Question

In: Economics

Would like to have a nice summary for each question. The Profit Maximizing decision for the...

Would like to have a nice summary for each question.

The Profit Maximizing decision for the Monopolist with the Perfectly Competitive firm/industry. How do they differ? Note the differences between the Demand curve for the PC firm and the Demand curve for the Monopoly. What kinds of profits accrue to the Monopolist? Why is it said that the Monopolist’s profits persist? Why is that not true for the firms in a Perfectly Competitive industry?

Thanks

Solutions

Expert Solution

In the perfect competition the profit maximization condition is Price = Marginal Cost and in the monopoly the profit maximization is Marginal Cost = Marginal revenue. In the perfect competition market the firm earn zero profit in short run and normal profit in long run. In monopoly the firm earn positive profit both in short run and long run.
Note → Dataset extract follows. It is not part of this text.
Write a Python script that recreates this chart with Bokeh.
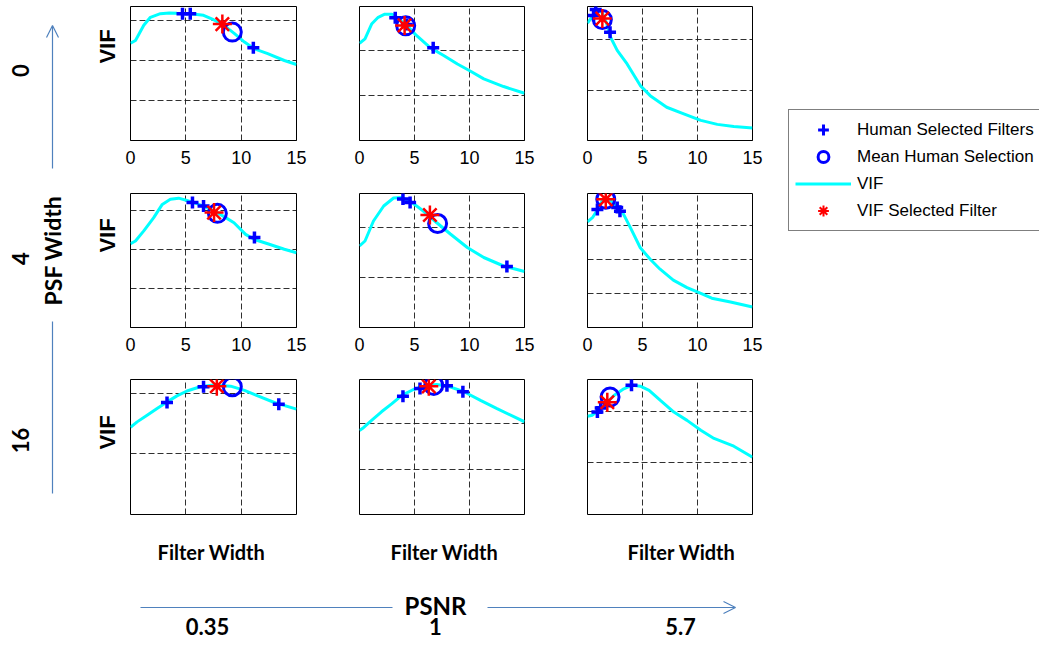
from bokeh.plotting import figure
from bokeh.layouts import row, column
from bokeh.models import Range1d, FixedTicker, Arrow, OpenHead, Legend, LegendItem
from bokeh.core.properties import value
from bokeh.embed import file_html
from bokeh.resources import INLINE

# ---------------- data ----------------
x_ticks = [0, 5, 10, 15]
psf_labels = ["0", "4", "16"]          # rows (PSF width)
psnr_labels = ["0.35", "1", "5.7"]     # columns (PSNR)
legend_labels = ["Human Selected Filters", "Mean Human Selection", "VIF", "VIF Selected Filter"]

# row 1 (PSF 0)
p11_vif_x = [0, 0.45, 1.2, 1.8, 2.7, 3.5, 4.2, 5.4, 6.6, 7.5, 8.45, 9.4, 10.3, 11.2, 12.4, 13.9, 15]
p11_vif_y = [2.43, 2.5, 2.88, 3.08, 3.17, 3.19, 3.18, 3.17, 3.13, 3.02, 2.88, 2.67, 2.46, 2.29, 2.17, 2.0, 1.9]
p11_human_x = [4.7, 5.4, 11.1]
p11_human_y = [3.17, 3.17, 2.32]
p11_mean = (9.2, 2.71)
p11_sel = (8.3, 2.91)

p12_vif_x = [0, 0.5, 1.1, 1.7, 2.3, 2.95, 3.4, 4.3, 5.2, 6.4, 7.65, 8.9, 10.1, 11.3, 13.1, 15]
p12_vif_y = [2.16, 2.26, 2.59, 2.74, 2.81, 2.81, 2.74, 2.56, 2.33, 2.07, 1.89, 1.70, 1.54, 1.37, 1.2, 1.05]
p12_human_x = [3.25, 4.3, 6.7]
p12_human_y = [2.73, 2.58, 2.06]
p12_mean = (4.2, 2.55)
p12_sel = (4.1, 2.56)

p13_vif_x = [0, 0.4, 0.9, 1.3, 1.7, 2.1, 2.7, 3.6, 4.8, 5.7, 7.2, 8.75, 10.3, 11.8, 13.3, 15]
p13_vif_y = [2.33, 2.45, 2.58, 2.55, 2.35, 2.05, 1.79, 1.52, 1.09, 0.89, 0.66, 0.53, 0.40, 0.32, 0.28, 0.25]
p13_human_x = [0.75, 0.55, 2.05]
p13_human_y = [2.6, 2.48, 2.15]
p13_mean = (1.35, 2.4)
p13_sel = (1.35, 2.42)

# row 2 (PSF 4)
p21_vif_x = [0, 0.45, 1.2, 2.1, 2.87, 3.6, 4.35, 5.1, 6.0, 6.8, 7.7, 8.6, 9.35, 10.4, 11.2, 12.4, 13.9, 15]
p21_vif_y = [2.15, 2.22, 2.48, 2.82, 3.16, 3.29, 3.32, 3.26, 3.18, 3.09, 2.97, 2.82, 2.69, 2.39, 2.26, 2.15, 2.01, 1.92]
p21_human_x = [5.6, 6.6, 11.2]
p21_human_y = [3.21, 3.12, 2.31]
p21_mean = (7.85, 2.93)
p21_sel = (7.55, 2.95)

p22_vif_x = [0, 0.5, 1.27, 2.2, 3.1, 3.85, 4.77, 5.8, 7.0, 8.26, 9.8, 11.3, 13.1, 15]
p22_vif_y = [1.63, 1.73, 2.13, 2.43, 2.59, 2.6, 2.5, 2.33, 2.1, 1.87, 1.6, 1.4, 1.23, 1.12]
p22_human_x = [3.95, 4.6, 13.4]
p22_human_y = [2.57, 2.5, 1.22]
p22_mean = (7.1, 2.08)
p22_sel = (6.4, 2.25)

p23_vif_x = [0, 0.45, 0.9, 1.3, 1.7, 2.2, 2.9, 3.2, 3.9, 4.8, 5.7, 6.6, 7.8, 9.05, 10.3, 11.3, 13.0, 15]
p23_vif_y = [3.1, 3.22, 3.45, 3.7, 3.8, 3.7, 3.45, 3.37, 2.93, 2.34, 2.0, 1.71, 1.39, 1.17, 1.0, 0.86, 0.75, 0.6]
p23_human_x = [0.9, 2.7, 2.95]
p23_human_y = [3.46, 3.52, 3.41]
p23_mean = (1.66, 3.76)
p23_sel = (1.66, 3.76)

# row 3 (PSF 16)
p31_vif_x = [0, 0.6, 1.5, 2.4, 3.3, 4.2, 5.1, 6.3, 7.5, 9.05, 10.3, 11.5, 13.0, 15]
p31_vif_y = [1.44, 1.53, 1.64, 1.75, 1.86, 1.96, 2.04, 2.11, 2.14, 2.12, 2.05, 1.96, 1.85, 1.74]
p31_human_x = [3.3, 6.6, 13.4]
p31_human_y = [1.85, 2.11, 1.82]
p31_mean = (9.2, 2.11)
p31_sel = (7.8, 2.12)

p32_vif_x = [0, 0.36, 1.1, 2.0, 2.95, 3.85, 4.9, 6.1, 7.0, 8.1, 9.5, 11.0, 12.5, 15]
p32_vif_y = [1.85, 1.91, 2.07, 2.26, 2.44, 2.62, 2.75, 2.84, 2.86, 2.82, 2.70, 2.51, 2.33, 2.04]
p32_human_x = [3.95, 5.5, 7.95, 9.4]
p32_human_y = [2.6, 2.77, 2.83, 2.70]
p32_mean = (6.75, 2.84)
p32_sel = (6.3, 2.82)

p33_vif_x = [0, 0.45, 0.9, 1.5, 2.4, 3.3, 4.07, 4.8, 5.6, 6.6, 7.85, 9.05, 10.3, 11.5, 13.3, 15]
p33_vif_y = [1.9, 1.92, 2.0, 2.11, 2.3, 2.43, 2.5, 2.48, 2.4, 2.21, 1.98, 1.82, 1.63, 1.47, 1.32, 1.11]
p33_human_x = [0.9, 1.2, 4.0]
p33_human_y = [1.98, 2.06, 2.5]
p33_mean = (2.05, 2.27)
p33_sel = (1.8, 2.17)

# y extent of each panel (grid spacing = 1 unit)
y_tops = [[3.35, 2.98, 2.66], [3.44, 2.68, 3.93], [2.23, 2.97, 2.61]]

panels = [
    [(p11_vif_x, p11_vif_y, p11_human_x, p11_human_y, p11_mean, p11_sel),
     (p12_vif_x, p12_vif_y, p12_human_x, p12_human_y, p12_mean, p12_sel),
     (p13_vif_x, p13_vif_y, p13_human_x, p13_human_y, p13_mean, p13_sel)],
    [(p21_vif_x, p21_vif_y, p21_human_x, p21_human_y, p21_mean, p21_sel),
     (p22_vif_x, p22_vif_y, p22_human_x, p22_human_y, p22_mean, p22_sel),
     (p23_vif_x, p23_vif_y, p23_human_x, p23_human_y, p23_mean, p23_sel)],
    [(p31_vif_x, p31_vif_y, p31_human_x, p31_human_y, p31_mean, p31_sel),
     (p32_vif_x, p32_vif_y, p32_human_x, p32_human_y, p32_mean, p32_sel),
     (p33_vif_x, p33_vif_y, p33_human_x, p33_human_y, p33_mean, p33_sel)],
]

# ---------------- styles ----------------
BLUE = "#0000FF"
RED = "#FF0000"
CYAN = "#00FFFF"
ARROW = "#4F81BD"
TICK_FONT = "Liberation Sans"
ANN_FONT = "Lato"
NAN = float("nan")

# layout geometry (pixels)
col_w = [208, 228, 212]
col_bl = [10, 31, 31]
col_br = [32, 32, 16]
row_h = [188, 187, 150]
row_bt = [6, 5, 4]
row_bb = [48, 48, 11]
LEFT_W = 120
LEG_W = 271
TOP_H = sum(row_h)
BOT_H = 114
TOTAL_W = LEFT_W + sum(col_w) + LEG_W


def make_panel(r, c):
    vx, vy, hx, hy, mean, sel = panels[r][c]
    ytop = y_tops[r][c]
    show_x = r < 2
    p = figure(width=col_w[c], height=row_h[r],
               x_range=Range1d(0, 15), y_range=Range1d(0, ytop),
               output_backend="svg", toolbar_location=None,
               x_axis_location="below" if show_x else None, y_axis_location=None,
               min_border=0, min_border_left=col_bl[c], min_border_right=col_br[c],
               min_border_top=row_bt[r], min_border_bottom=row_bb[r])
    p.background_fill_color = "white"
    p.border_fill_color = "white"
    p.outline_line_color = "black"
    p.outline_line_width = 1
    p.outline_line_alpha = 1
    p.xgrid.ticker = FixedTicker(ticks=[t for t in x_ticks if 0 < t < 15])
    p.ygrid.ticker = FixedTicker(ticks=[t for t in [1, 2, 3] if t < ytop - 0.05])
    for g in (p.xgrid, p.ygrid):
        g.grid_line_color = "#1a1a1a"
        g.grid_line_dash = "6 3"
        g.grid_line_width = 1
        g.grid_line_alpha = 0.9
    if show_x:
        ax = p.xaxis[0]
        ax.ticker = FixedTicker(ticks=x_ticks)
        ax.major_label_text_font = TICK_FONT
        ax.major_label_text_font_size = "18px"
        ax.major_label_text_color = "black"
        ax.major_tick_line_color = None
        ax.minor_tick_line_color = None
        ax.axis_line_color = "black"
        ax.major_label_standoff = 4
    p.line(vx, vy, line_color=CYAN, line_width=3)
    p.scatter(hx, hy, marker="cross", size=12, line_color=BLUE, line_width=3.5)
    p.scatter([mean[0]], [mean[1]], marker="circle", size=18, fill_color=None,
              line_color=BLUE, line_width=3)
    p.scatter([sel[0]], [sel[1]], marker="asterisk", size=19, line_color=RED, line_width=2.5)
    return p


grid_rows = [row(*[make_panel(r, c) for c in range(3)]) for r in range(3)]
panel_grid = column(*grid_rows)


def blank(width, height):
    p = figure(width=width, height=height, x_range=Range1d(0, width), y_range=Range1d(0, height),
               output_backend="svg", toolbar_location=None,
               x_axis_location=None, y_axis_location=None, min_border=0)
    p.grid.visible = False
    p.outline_line_color = None
    p.background_fill_color = "white"
    p.border_fill_color = "white"
    return p


# ---------------- left annotations ----------------
left = blank(LEFT_W, TOP_H)
ly = lambda cy: TOP_H - cy  # canvas y (down) -> data y (up)
left.text(x=[20, 20, 20], y=[ly(70), ly(258), ly(440)], text=psf_labels, angle=1.5708,
          text_font=value(ANN_FONT), text_font_style="bold", text_font_size="22px",
          text_align="center", text_baseline="middle", text_color="black")
left.text(x=[52], y=[ly(250)], text=["PSF Width"], angle=1.5708,
          text_font=value(ANN_FONT), text_font_style="bold", text_font_size="23px",
          text_align="center", text_baseline="middle", text_color="black")
left.text(x=[107, 107, 107], y=[ly(46), ly(235), ly(432)], text=["VIF", "VIF", "VIF"], angle=1.5708,
          text_font=value(TICK_FONT), text_font_style="bold", text_font_size="22px",
          text_align="center", text_baseline="middle", text_color="black")
left.add_layout(Arrow(x_start=52, y_start=ly(168), x_end=52, y_end=ly(25),
                      line_color=ARROW, line_width=1.2,
                      end=OpenHead(size=12, line_color=ARROW, line_width=1.2)))
left.segment(x0=[52], y0=[ly(321)], x1=[52], y1=[ly(493)], line_color=ARROW, line_width=1.2)

# ---------------- legend ----------------
leg = blank(LEG_W, TOP_H)
r_h = leg.scatter(x=[NAN], y=[NAN], marker="cross", size=11, line_color=BLUE, line_width=3)
r_m = leg.scatter(x=[NAN], y=[NAN], marker="circle", size=15, fill_color=None, line_color=BLUE, line_width=3)
r_v = leg.line(x=[NAN], y=[NAN], line_color=CYAN, line_width=3)
r_s = leg.scatter(x=[NAN], y=[NAN], marker="asterisk", size=16, line_color=RED, line_width=2)
legend = Legend(items=[LegendItem(label=legend_labels[0], renderers=[r_h]),
                       LegendItem(label=legend_labels[1], renderers=[r_m]),
                       LegendItem(label=legend_labels[2], renderers=[r_v]),
                       LegendItem(label=legend_labels[3], renderers=[r_s])],
                location=(20, TOP_H - 111 - 120), margin=0, padding=6, spacing=0,
                glyph_width=56, glyph_height=27, label_height=20, label_standoff=6,
                label_text_font=TICK_FONT, label_text_font_size="17px", label_text_color="black",
                border_line_color="black", border_line_width=1, background_fill_color="white",
                background_fill_alpha=1)
leg.add_layout(legend)

# ---------------- bottom annotations ----------------
bot = blank(TOTAL_W, BOT_H)
by = lambda cy: TOP_H + BOT_H - cy
bot.text(x=[211, 444, 681], y=[by(551)] * 3, text=["Filter Width"] * 3,
         text_font=value(ANN_FONT), text_font_style="bold", text_font_size="20px",
         text_align="center", text_baseline="middle", text_color="black")
bot.text(x=[435], y=[by(605)], text=["PSNR"],
         text_font=value(ANN_FONT), text_font_style="bold", text_font_size="24px",
         text_align="center", text_baseline="middle", text_color="black")
bot.text(x=[207, 435, 680], y=[by(626)] * 3, text=psnr_labels,
         text_font=value(ANN_FONT), text_font_style="bold", text_font_size="22px",
         text_align="center", text_baseline="middle", text_color="black")
bot.segment(x0=[140], y0=[by(607)], x1=[392], y1=[by(607)], line_color=ARROW, line_width=1.2)
bot.add_layout(Arrow(x_start=487, y_start=by(607), x_end=735, y_end=by(607),
                     line_color=ARROW, line_width=1.2,
                     end=OpenHead(size=12, line_color=ARROW, line_width=1.2)))

root = column(row(left, panel_grid, leg), bot)
open("out.html", "w").write(file_html(root, INLINE))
Under the perfect competition market demand curve is perfectly Elastic, and each firm is a price taker. In the perfect competition market industry is price maker and firm is price taker.

Under the monopoly market there is only single seller and downward sloping demand curve.

Monopoly get super normal profit in long run and normal profit in short run in other words we can say that monopoly profit is always positive.

In perfect competition market they never get super normal proft because there are large number of buyer and seller, and there is no price discrimination and industry is price maker and firm is price taker. And if price increase by any firm does not affect the output level in the market.